----- EXERCISE MATERIALS

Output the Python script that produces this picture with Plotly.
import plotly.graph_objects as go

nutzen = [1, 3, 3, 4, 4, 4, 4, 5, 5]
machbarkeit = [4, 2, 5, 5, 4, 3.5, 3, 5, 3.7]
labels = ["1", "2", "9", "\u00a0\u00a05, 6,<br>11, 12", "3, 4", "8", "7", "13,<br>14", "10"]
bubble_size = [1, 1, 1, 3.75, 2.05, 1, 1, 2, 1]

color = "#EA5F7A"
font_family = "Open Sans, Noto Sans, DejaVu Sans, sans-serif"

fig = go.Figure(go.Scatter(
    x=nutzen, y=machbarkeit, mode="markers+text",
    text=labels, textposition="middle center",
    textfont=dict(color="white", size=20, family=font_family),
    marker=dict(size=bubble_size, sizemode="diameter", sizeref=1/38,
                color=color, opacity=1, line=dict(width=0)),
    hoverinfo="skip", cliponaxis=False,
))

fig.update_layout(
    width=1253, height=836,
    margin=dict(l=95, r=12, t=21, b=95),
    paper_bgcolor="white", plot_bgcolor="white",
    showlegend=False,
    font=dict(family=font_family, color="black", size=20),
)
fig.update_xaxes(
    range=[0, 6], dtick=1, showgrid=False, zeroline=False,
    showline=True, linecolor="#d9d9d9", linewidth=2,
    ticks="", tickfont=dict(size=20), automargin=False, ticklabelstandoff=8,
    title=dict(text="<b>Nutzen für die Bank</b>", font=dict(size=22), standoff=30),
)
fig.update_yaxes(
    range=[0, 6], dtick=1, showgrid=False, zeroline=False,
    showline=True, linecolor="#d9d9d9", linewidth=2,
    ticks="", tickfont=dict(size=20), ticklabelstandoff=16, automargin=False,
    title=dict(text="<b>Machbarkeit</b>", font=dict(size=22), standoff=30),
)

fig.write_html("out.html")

----------
----- EXERCISE MATERIALS

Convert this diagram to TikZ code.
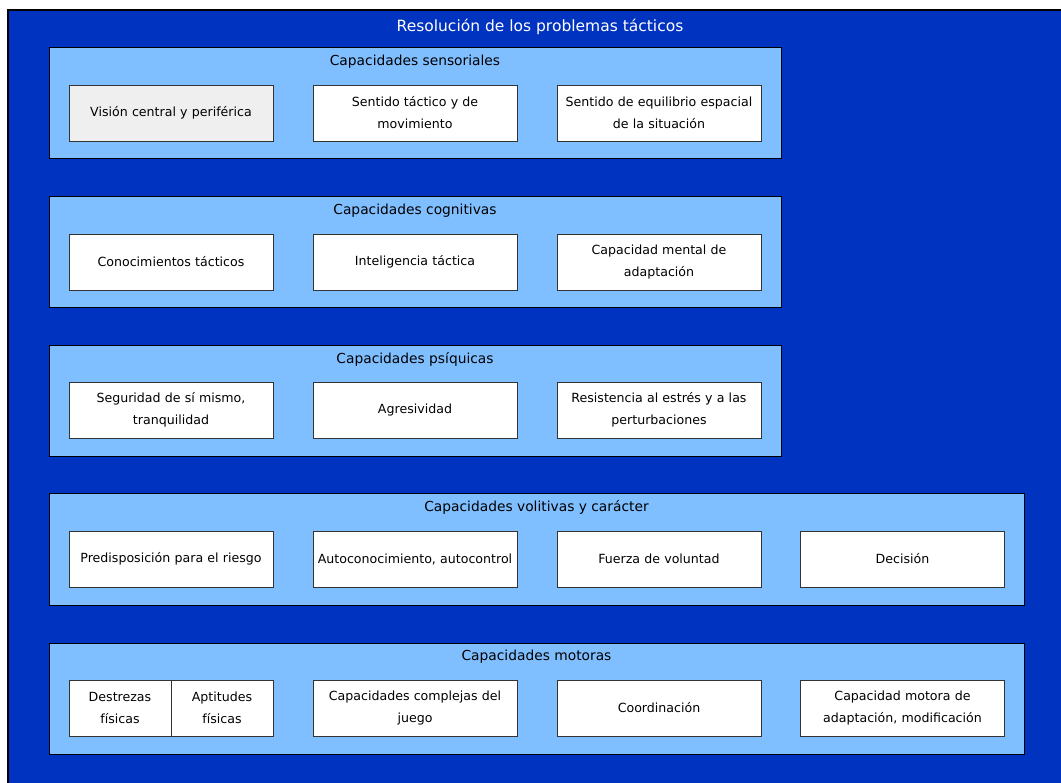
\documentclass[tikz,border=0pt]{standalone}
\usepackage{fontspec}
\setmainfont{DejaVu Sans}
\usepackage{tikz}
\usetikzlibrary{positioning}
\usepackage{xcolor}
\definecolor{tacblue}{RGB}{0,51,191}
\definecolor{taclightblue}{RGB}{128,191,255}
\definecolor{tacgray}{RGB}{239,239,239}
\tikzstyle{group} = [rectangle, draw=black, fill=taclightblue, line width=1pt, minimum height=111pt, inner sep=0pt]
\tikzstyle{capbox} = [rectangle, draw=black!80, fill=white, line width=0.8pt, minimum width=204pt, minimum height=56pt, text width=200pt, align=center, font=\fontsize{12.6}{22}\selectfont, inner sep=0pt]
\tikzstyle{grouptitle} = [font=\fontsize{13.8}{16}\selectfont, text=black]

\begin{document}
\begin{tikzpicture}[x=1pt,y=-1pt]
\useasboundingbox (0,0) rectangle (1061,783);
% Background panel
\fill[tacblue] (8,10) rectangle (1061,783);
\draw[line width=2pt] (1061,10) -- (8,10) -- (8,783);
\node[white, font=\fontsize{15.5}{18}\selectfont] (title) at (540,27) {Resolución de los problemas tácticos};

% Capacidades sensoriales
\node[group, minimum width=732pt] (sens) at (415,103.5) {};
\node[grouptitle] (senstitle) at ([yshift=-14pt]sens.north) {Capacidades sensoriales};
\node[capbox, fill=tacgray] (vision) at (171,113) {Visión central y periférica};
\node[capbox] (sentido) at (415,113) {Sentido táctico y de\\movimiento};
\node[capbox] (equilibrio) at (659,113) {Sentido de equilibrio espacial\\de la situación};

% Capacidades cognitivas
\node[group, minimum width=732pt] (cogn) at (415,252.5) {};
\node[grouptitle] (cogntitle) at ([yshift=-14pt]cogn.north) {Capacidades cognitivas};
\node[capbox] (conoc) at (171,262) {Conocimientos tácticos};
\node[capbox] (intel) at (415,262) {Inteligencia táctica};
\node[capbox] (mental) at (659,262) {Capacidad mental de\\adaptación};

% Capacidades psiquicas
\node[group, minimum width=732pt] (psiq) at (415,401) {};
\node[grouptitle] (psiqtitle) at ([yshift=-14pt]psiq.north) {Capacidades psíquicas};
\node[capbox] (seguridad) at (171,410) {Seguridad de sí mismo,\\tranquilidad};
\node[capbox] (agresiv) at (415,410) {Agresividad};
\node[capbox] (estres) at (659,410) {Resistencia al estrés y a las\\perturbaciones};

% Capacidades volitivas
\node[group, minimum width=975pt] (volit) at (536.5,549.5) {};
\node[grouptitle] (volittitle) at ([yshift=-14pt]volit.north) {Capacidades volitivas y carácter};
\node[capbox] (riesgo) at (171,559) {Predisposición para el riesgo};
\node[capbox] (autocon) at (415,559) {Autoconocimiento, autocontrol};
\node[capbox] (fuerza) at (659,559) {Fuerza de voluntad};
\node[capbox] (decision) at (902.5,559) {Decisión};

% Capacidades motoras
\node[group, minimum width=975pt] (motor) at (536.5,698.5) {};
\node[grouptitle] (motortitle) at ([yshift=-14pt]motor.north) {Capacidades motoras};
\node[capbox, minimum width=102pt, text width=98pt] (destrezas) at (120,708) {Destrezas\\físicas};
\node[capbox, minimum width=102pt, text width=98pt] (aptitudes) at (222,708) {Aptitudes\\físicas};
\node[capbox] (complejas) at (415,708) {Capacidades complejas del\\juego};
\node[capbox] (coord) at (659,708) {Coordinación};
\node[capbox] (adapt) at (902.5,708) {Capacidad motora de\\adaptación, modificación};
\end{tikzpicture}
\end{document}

----------

● EXERCISE AIM:
Using the listing above, pick out each line that contains the word "this", then copy it.

● FINISHED EXERCISE:
Output the Python script that produces this picture with Plotly.
Convert this diagram to TikZ code.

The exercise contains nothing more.